我疑惑道:“就这样好了?”大师伯说是的,这世界很挤,很挤,也许我们就是和鬼挤在一起生活,很容易惹鬼上身,但是,你不要怕,你越怕,鬼越会玩你,你越凶,鬼越怕你。
没多久,一辆大众开到家门口,一名三十来岁的男子毕恭毕敬地将我们请上车。这男子姓陈,从他口中得知,那照片上的女子是他姐姐,以前很正常,这几天突然神精错乱起来,爱说胡话,还做一些正常人根本无法意料到的事来。本来是想送她去医院的,结果没一个人能拉得动她,还将家人打伤了。请来医生,结果将医生吓跑了。大家都认为她得了精神病,但陈先生觉得事情没这么简单,可能跟中邪有关,所以才找上大师伯。
大约半个小时后,陈先生将车停在了一幢较偏僻的楼房下。我们下车后,见院子里站着一名四十来岁的男子,一看见我们立即迎了上来。

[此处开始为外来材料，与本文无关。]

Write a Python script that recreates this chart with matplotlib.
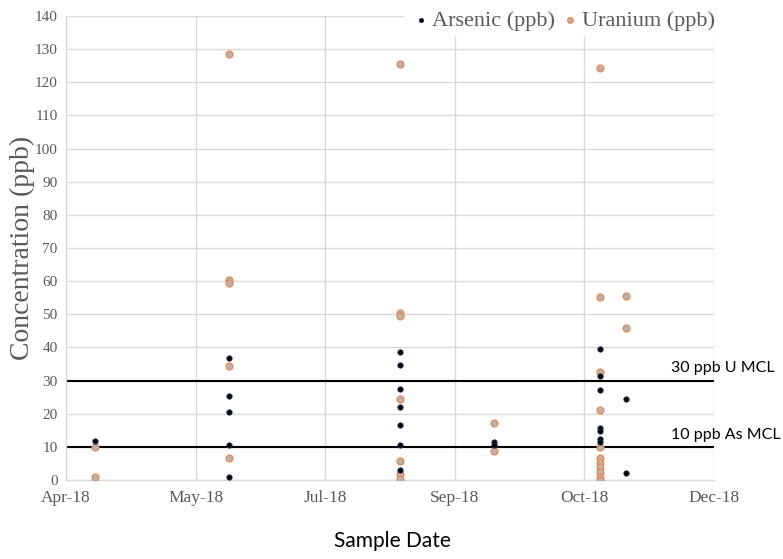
import matplotlib
matplotlib.use("Agg")
import matplotlib.pyplot as plt
import matplotlib.dates as mdates
import datetime as dt

# ---- data ----
as_dates = ["2018-04-18",
            "2018-06-09", "2018-06-09", "2018-06-09", "2018-06-09", "2018-06-09",
            "2018-08-14", "2018-08-14", "2018-08-14", "2018-08-14", "2018-08-14", "2018-08-14", "2018-08-14",
            "2018-09-19", "2018-09-19",
            "2018-10-30", "2018-10-30", "2018-10-30", "2018-10-30", "2018-10-30", "2018-10-30", "2018-10-30",
            "2018-11-09", "2018-11-09"]
as_vals = [11.8,
           36.7, 25.3, 20.4, 10.5, 1.0,
           38.7, 34.6, 27.6, 21.9, 16.6, 10.5, 2.9,
           11.5, 10.7,
           39.4, 31.4, 27.2, 15.6, 14.9, 12.3, 11.6,
           24.4, 2.2]

u_dates = ["2018-04-18", "2018-04-18",
           "2018-06-09", "2018-06-09", "2018-06-09", "2018-06-09", "2018-06-09",
           "2018-08-14", "2018-08-14", "2018-08-14", "2018-08-14", "2018-08-14", "2018-08-14", "2018-08-14",
           "2018-09-19", "2018-09-19",
           "2018-10-30", "2018-10-30", "2018-10-30", "2018-10-30", "2018-10-30", "2018-10-30",
           "2018-10-30", "2018-10-30", "2018-10-30", "2018-10-30", "2018-10-30",
           "2018-11-09", "2018-11-09"]
u_vals = [10.0, 1.0,
          128.5, 60.2, 59.5, 34.5, 6.5,
          125.5, 50.5, 49.5, 24.3, 5.8, 1.8, 0.4,
          17.2, 8.9,
          124.2, 55.2, 32.7, 21.1, 9.9, 6.5, 5.2, 4.0, 2.5, 1.0, 0.0,
          55.6, 45.8]

mcl_vals = [30, 10]
mcl_labels = ["30 ppb U MCL", "10 ppb As MCL"]

x_start = "2018-04-07"
x_step_days = 50
n_ticks = 6

def to_num(s):
    return mdates.date2num(dt.datetime.strptime(s, "%Y-%m-%d"))

as_x = [to_num(d) for d in as_dates]
u_x = [to_num(d) for d in u_dates]
x0 = to_num(x_start)
xticks = [x0 + i * x_step_days for i in range(n_ticks)]

fig = plt.figure(figsize=(7.83, 5.59), dpi=100)
ax = fig.add_axes([66/783, 1-480/559, (714-66)/783, (480-16)/559])

serif = ["Liberation Serif", "DejaVu Serif"]
gray_txt = "#595959"

ax.scatter(as_x, as_vals, s=15, color="black", edgecolors="#1F3864", linewidths=0.6,
           zorder=4, label="Arsenic (ppb)")
ax.scatter(u_x, u_vals, s=24, color="#B4B4B4", edgecolors="#EE8A4E", linewidths=1.0,
           zorder=3, label="Uranium (ppb)")

for v in mcl_vals:
    ax.axhline(v, color="black", lw=1.5, zorder=2)

ax.set_xlim(xticks[0], xticks[-1])
ax.set_ylim(0, 140)
ax.set_xticks(xticks)
ax.xaxis.set_major_formatter(mdates.DateFormatter("%b-%y"))
ax.set_yticks(range(0, 141, 10))
ax.grid(True, color="#D9D9D9", lw=1.0, zorder=0)
ax.set_axisbelow(True)
for sp in ["top", "right"]:
    ax.spines[sp].set_visible(False)
for sp in ["left", "bottom"]:
    ax.spines[sp].set_color("#D9D9D9")
    ax.spines[sp].set_linewidth(1.0)
ax.tick_params(length=0, labelcolor=gray_txt)
ax.tick_params(axis="x", labelsize=12.5, pad=7)
ax.tick_params(axis="y", labelsize=11, pad=6)
for lab in ax.get_xticklabels() + ax.get_yticklabels():
    lab.set_family(serif)

ax.set_ylabel("Concentration (ppb)", family=serif, fontsize=20, color=gray_txt)
ax.yaxis.set_label_coords(-0.048, 0.5)
fig.text(392/783, 1-541/559, "Sample Date", family=["Lato", "DejaVu Sans"], fontsize=15,
         ha="center", va="center", color="black")

for v, t in zip(mcl_vals, mcl_labels):
    yy = ax.transData.transform((0, v))[1]
    fy = fig.transFigure.inverted().transform((0, yy))[1]
    fig.text(671/783, fy + 0.022, t, family=["Lato", "DejaVu Sans"], fontsize=11.5,
             ha="left", va="center", color="black")

leg = fig.legend(loc="upper left", bbox_to_anchor=(393/783, 1.012), ncol=2, frameon=True,
                 facecolor="white", edgecolor="white", framealpha=1.0, fancybox=False,
                 prop={"family": serif, "size": 16}, handletextpad=0.0, columnspacing=0.2,
                 markerscale=0.8, borderpad=0.25, handlelength=1.0)
for t in leg.get_texts():
    t.set_color(gray_txt)
leg.get_frame().set_linewidth(0)

fig.savefig("out.png", dpi=100)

经陈先生介绍,那男子姓周,是陈先生的姐夫。
周先生哭丧着脸说他妻子正在屋子里发狂,他不敢呆在里面,只得关上门逃了出来,请大师伯快进去看看。正说着,从屋子里立即传来一阵噼里啪啦的声响,大师伯微皱眉头,叫周先生把门打开。
周先生小心翼翼地打开了门,我和钟灵儿正想跟着大师伯进去,周先生忙挡着我们好心提醒道:“小孩子别进去,危险。”我和钟灵儿郁闷不已,也不想违周先生的好意,便停了下来。
大师伯径直走了进去,谁知一踏入房里,卟嗵一声跪下了。